Roselyne Bachelot reçoit les syndicats de journalistes vendredi 4 décembre
C’est bien tout l’enjeu de la coordination, qui poursuit la pression sur le gouvernement, considérant que le mandat n’est pas atteint. Car les articles 21 et 22 visent à « l’instauration d’outils de surveillance de masse » et rendent « illusoire la protection des sources des journalistes et des lanceurs d’alerte », tandis que l’article 24 pourrait « sortir de la proposition de loi Sécurité globale… pour mieux inclure ses dispositions dans l’article 25 de la loi sur le séparatisme », souligne le communiqué de la coordination du 2 décembre. « La coordination nationale en appelle à présent directement au président de la République afin qu’il les retire », poursuit Emmanuel Vire, « l‘ONU condamne, l’UE s’alarme. S’il est aussi attaché à l’image de la France et aux libertés, il faut qu’il retire cette loi. »
En attendant, les syndicats de journalistes seront reçus vendredi par Roselyne Bachelot, qui veut reprendre la main sur ses prérogatives. La ministre de la Culture, qui est aussi celle de la communication dont dépendent les journalistes, serait en effet contrariée de ne pas avoir été concertée sur ce projet de loi. « Qu’on ne consulte pas les syndicats de journalistes, passe encore. Mais qu’on oublie d’en parler avec une ministre concernée, c’est maladroit. Et Roselyne Bachelot l’a apparemment fait savoir auprès du président.

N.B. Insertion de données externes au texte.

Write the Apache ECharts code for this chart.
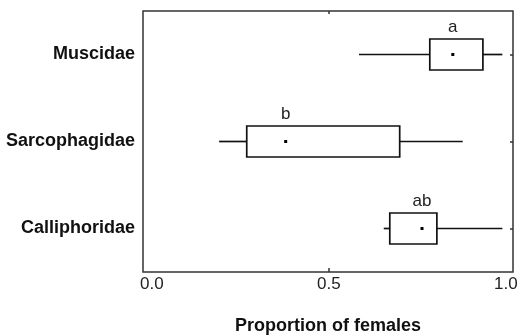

Nous irons donc à 10h pour rencontrer la ministre, et nous tiendrons une conférence de presse à 11h30. »
Si la coordination nationale est tombée d’accord sur le principe du retrait des trois articles qui font polémique, le SNJ-CGT demande l’abandon complet de la loi de « Sécurité globale », qu’il attaque devant le Conseil d’État avec la CGT dans son ensemble.